I also arrived on the 28th for my first festival event which was a tour called “Where I Escaped the Tyranny of the Typewriter” which is a quote by Arthur C. Clarke (a long-time resident of Colombo before his death in 2008), and which was a tour of Taprobane, the private island owned by Geoffrey Dobbs, the festival founder. The island is tiny and has a wonderful history including once being owned by a British count, and Arthur C. Clark had been among its distinguished guests. Geoffrey has done quite a bit of restoration work on the house that sits on the island, as well as adding a small infinity pool and overhauling the gardens. He led us around the house and property giving us information about its past an present before having lunch served on one of the terraces.
There were only a few festival events later that day, but as soon as I got to my hotel and saw how beautiful it was, I opted to skip all of them and just enjoy my room and the sound of the waves crashing just outside my windows (for my volunteer services, the festival gave me the room for four days, an all-event festival pass, and two tickets for the island tour which wasn’t covered by the pass).
Only 4 bungalows (left) and two rooms at this hotel. My room is the one surrounded by the shutters on the top right side of the photo - windows all the way around 3 sides.
This photo doesn't do my room justice. It was gorgeous - really plain but huge and comfortable.
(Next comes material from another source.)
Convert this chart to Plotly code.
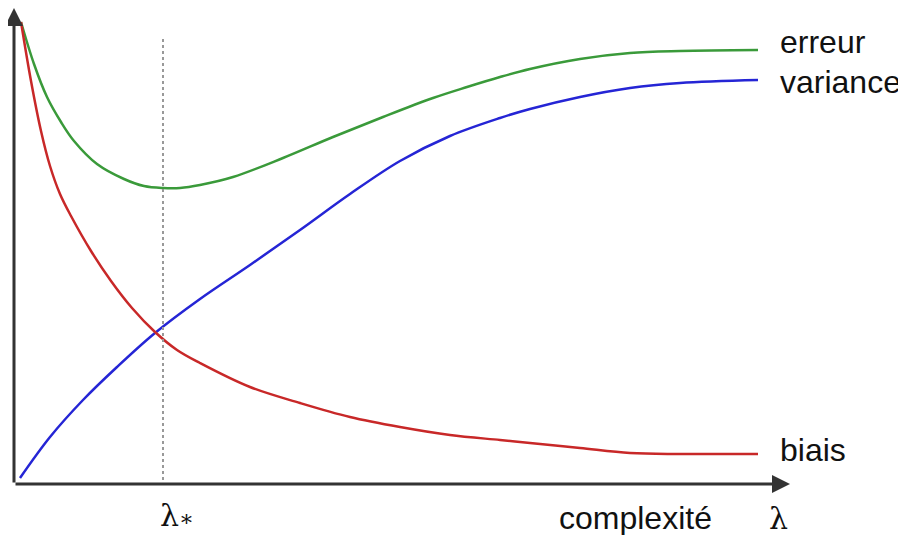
import plotly.graph_objects as go

# values (x = complexité, y = niveau), same scale for all curves
erreur_x = [7, 20, 33, 47, 60, 83, 110, 130, 149, 166, 186, 219, 269, 319, 369, 419, 453, 486,
            516, 566, 616, 666, 744]
erreur_y = [462, 420, 387, 362, 343, 320, 305, 298, 296, 296, 299, 307, 326, 347, 367, 386, 397, 407,
            415, 425, 431, 433, 434]

variance_x = [6, 36, 69, 103, 141, 186, 236, 286, 336, 386, 436, 486, 516, 566, 616, 666, 744]
variance_y = [6, 47, 84, 117, 151, 185, 219, 254, 290, 323, 348, 366, 375, 387, 396, 401, 404]

biais_x = [7, 17, 27, 36, 46, 57, 77, 97, 118, 141, 163, 186, 236, 286, 336, 386, 436, 486, 516,
           566, 616, 666, 744]
biais_y = [462, 403, 353, 318, 290, 268, 233, 203, 176, 152, 134, 121, 97, 81, 67, 57, 49, 44, 41,
           36, 31, 30, 30]

lam_star = 149
x_max, y_max = 776, 476

fig = go.Figure()

fig.add_trace(go.Scatter(x=erreur_x, y=erreur_y, mode='lines', name='erreur',
                         line=dict(color='#3a9a3a', width=2.5, shape='spline')))
fig.add_trace(go.Scatter(x=variance_x, y=variance_y, mode='lines', name='variance',
                         line=dict(color='#2525d5', width=2.5, shape='spline')))
fig.add_trace(go.Scatter(x=biais_x, y=biais_y, mode='lines', name='biais',
                         line=dict(color='#c82828', width=2.5, shape='spline')))

# dotted line at lambda*
fig.add_shape(type='line', x0=lam_star, x1=lam_star, y0=4, y1=447,
              line=dict(color='#999999', width=2, dash='dot'))

# axes drawn as arrows
for tx, ty in [(x_max, 0), (0, y_max)]:
    fig.add_annotation(x=tx, y=ty, ax=0, ay=0, axref='x', ayref='y', xref='x', yref='y',
                       text='', showarrow=True, arrowhead=2, arrowsize=1.2,
                       arrowwidth=3, arrowcolor='#333333')

sans = dict(family='Liberation Sans, Arial', size=32, color='#111111')
serif = dict(family='DejaVu Serif', size=30, color='#111111')

for txt, yy in [('erreur', 442), ('variance', 402), ('biais', 34)]:
    fig.add_annotation(x=764, y=yy, text=txt, showarrow=False, xanchor='left',
                       yanchor='middle', font=sans)

# labels under the x axis (paper units so they are not hidden)
fig.add_annotation(x=543, y=-34 / y_max, yref='paper', text='complexité', showarrow=False,
                   xanchor='left', yanchor='middle', font=sans)
fig.add_annotation(x=764, y=-34 / y_max, yref='paper', text='λ', showarrow=False,
                   xanchor='center', yanchor='middle', font=serif)
fig.add_annotation(x=144, y=-31 / y_max, yref='paper',
                   text="λ<span style='font-size:22px'>∗</span>", showarrow=False,
                   xanchor='left', yanchor='middle', font=serif)

# page body has an 8px margin, so the figure is drawn 8px smaller
fig.update_layout(
    width=898, height=527,
    margin=dict(l=6, r=116, t=0, b=51),
    plot_bgcolor='white', paper_bgcolor='white',
    showlegend=False,
    xaxis=dict(range=[0, x_max], visible=False),
    yaxis=dict(range=[0, y_max], visible=False),
)
fig.update_traces(cliponaxis=False)

fig.write_html("out.html")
The following day, I managed to wrench myself from the lap of luxury and make my way back to Galle (my hotel is about 15 minutes from town) for three events. The first was a conversation with Colin Thubron and Pico Iyer, two travel writers with very journalistic styles. They were both very interesting and since they were the two nicest authors I dealt with, I didn’t want to miss their event. The name of their talk was “Global Souls” and it was about their work traveling and writing around the globe, and about how technology has made it so much easier for so many of us to be global souls – that is to understand the world globally, even though we may not travel to the far-flung, we can still understand it. At the end of the discussion, the moderator (who is a professional media-type which made a huge difference in the quality of this interview) asked the two gentlemen if there was any place to which they would not travel or recommend as a travel destination. She prefaced her question by saying that when she interviewed Paul Theroux, he had said that he could not imagine going to a country that recruited child-soldiers (so I guess he’ll stay out of Sri Lanka); Colin Thubron said he had to agree and that there were places in Africa that intimidated him for that reason; Pico Iyer simply replied “Atlanta, Georgia.”
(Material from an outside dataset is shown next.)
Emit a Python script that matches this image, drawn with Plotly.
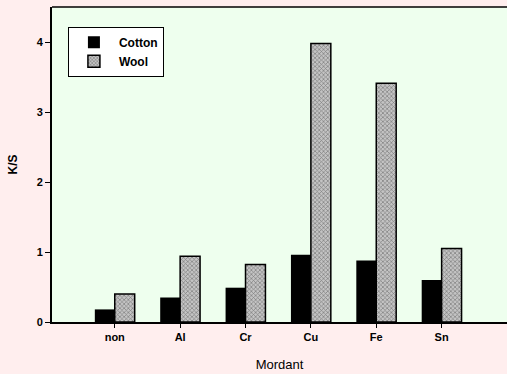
import plotly.graph_objects as go

# Colour strength (K/S) of dyed fabrics for each mordant
mordants = ["non", "Al", "Cr", "Cu", "Fe", "Sn"]
cotton_ks = [0.18, 0.35, 0.49, 0.96, 0.88, 0.60]
wool_ks = [0.40, 0.94, 0.82, 3.98, 3.41, 1.05]
y_ticks = [0, 1, 2, 3, 4]

FONT = "Liberation Sans, Arial, sans-serif"

fig = go.Figure()
fig.add_trace(go.Bar(
    name="Cotton", x=mordants, y=cotton_ks,
    marker=dict(color="black", line=dict(color="black", width=0)),
))
fig.add_trace(go.Bar(
    name="Wool", x=mordants, y=wool_ks,
    marker=dict(
        color="#aaaaaa",
        line=dict(color="black", width=1.5),
        pattern=dict(shape="x", fgcolor="#333333", bgcolor="#c4c4c4",
                     size=3, solidity=0.4),
    ),
))

# top frame line of the plot area
fig.add_shape(type="line", xref="paper", yref="paper",
              x0=0, x1=1, y0=1, y1=1, line=dict(color="black", width=1.5))

fig.update_layout(
    width=507, height=374,
    margin=dict(l=52, r=0, t=7, b=52, pad=0),
    paper_bgcolor="#ffeeee", plot_bgcolor="#eeffee",
    barmode="group", bargap=0.39, bargroupgap=0,
    font=dict(family=FONT, color="black", size=11),
    showlegend=True,
    legend=dict(
        x=0.035, y=0.937, xanchor="left", yanchor="top",
        bordercolor="black", borderwidth=1, bgcolor="white",
        font=dict(family=FONT, size=12, weight="bold"),
        tracegroupgap=0, itemwidth=40,
    ),
    xaxis=dict(
        range=[-0.96, 6.0],
        showline=True, linecolor="black", linewidth=2,
        ticks="outside", ticklen=4, tickwidth=1, tickcolor="black",
        tickfont=dict(family=FONT, size=11, weight="bold"),
        title=dict(text="Mordant", font=dict(family=FONT, size=13), standoff=18),
        showgrid=False, zeroline=False,
    ),
    yaxis=dict(
        range=[0, 4.5],
        tickvals=y_ticks,
        showline=True, linecolor="black", linewidth=2,
        ticks="outside", ticklen=5, tickwidth=1, tickcolor="black",
        tickfont=dict(family=FONT, size=11, weight="bold"),
        title=dict(text="K/S", font=dict(family=FONT, size=12, weight="bold"), standoff=16),
        showgrid=False, zeroline=False,
    ),
)

fig.write_html("out.html")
The second event I went to was a conversation with MJ Akbar and Ameena Hussein on writing about Muslim households. I know Ameena from Colombo and MJ Akbar was kind of a pain about his air tickets, but their conversation was very interesting. MJ is clearly very passionate about the beauty and compassion of Islam, and he was very articulate about its strengths and values and very forceful in his stance that Islam does not need reform, but Muslims do. What he said was so interesting because it’s exactly the way I feel about Christianity—that it is inherently good and valuable, that its teachings are universal, exclude no one, and don’t exist outside a spirit of love, peace, and non-judgment, but that a lot of “Christians” have corrupted it to a level of insanity. I think a lot of people in the audience were Muslim and he received a lot of applause when he made points against “the enslaving of women” and the twisting of the “marriage laws.” The third and last event I attended was a conversation with Germaine Greer and Tarun Tejpal entitled “Writing Taboos.” This was one of the most anticipated events for a lot of people and the most disappointing for me. Germaine Greer became an icon of feminism in 1970 when she published “The Female Eunuch,” a book I haven’t read, but one I’m sure I’d disagree with ideologically if her talk yesterday was any indication of her positions. Tarun Tejpal is a journalist who has recently published a novel called “The Alchemy of Desire,” which I gathered contains a lot of sex. I would have been interested in a conversation about “Writing Taboos,” but instead just heard two people discussing their political agendas.
I headed back to my hotel after that although there was programming on into the evening; this is my last beach-trip before heading home and I wanted to enjoy my lovely surroundings… the swimming pool, the palm trees, the waves crashing, and the solitude of this quiet, little, boutique hotel.
Today was day three and I went to two events: a discussion about the Dali Lama by Pico Iyer who has known him for 30 years, and a talk by Michael Morpurgo who is a British author of over 100 books for children and young adults. Two things: it turns out that I’m really not that interested in the Dali Lama although he sounds like a super-nice guy; and if you forget to remind people to turn off their cell phones, they won’t, and they might even take a call while an author is on stage, as one woman did in the second row while Michael Morpurgo was speaking.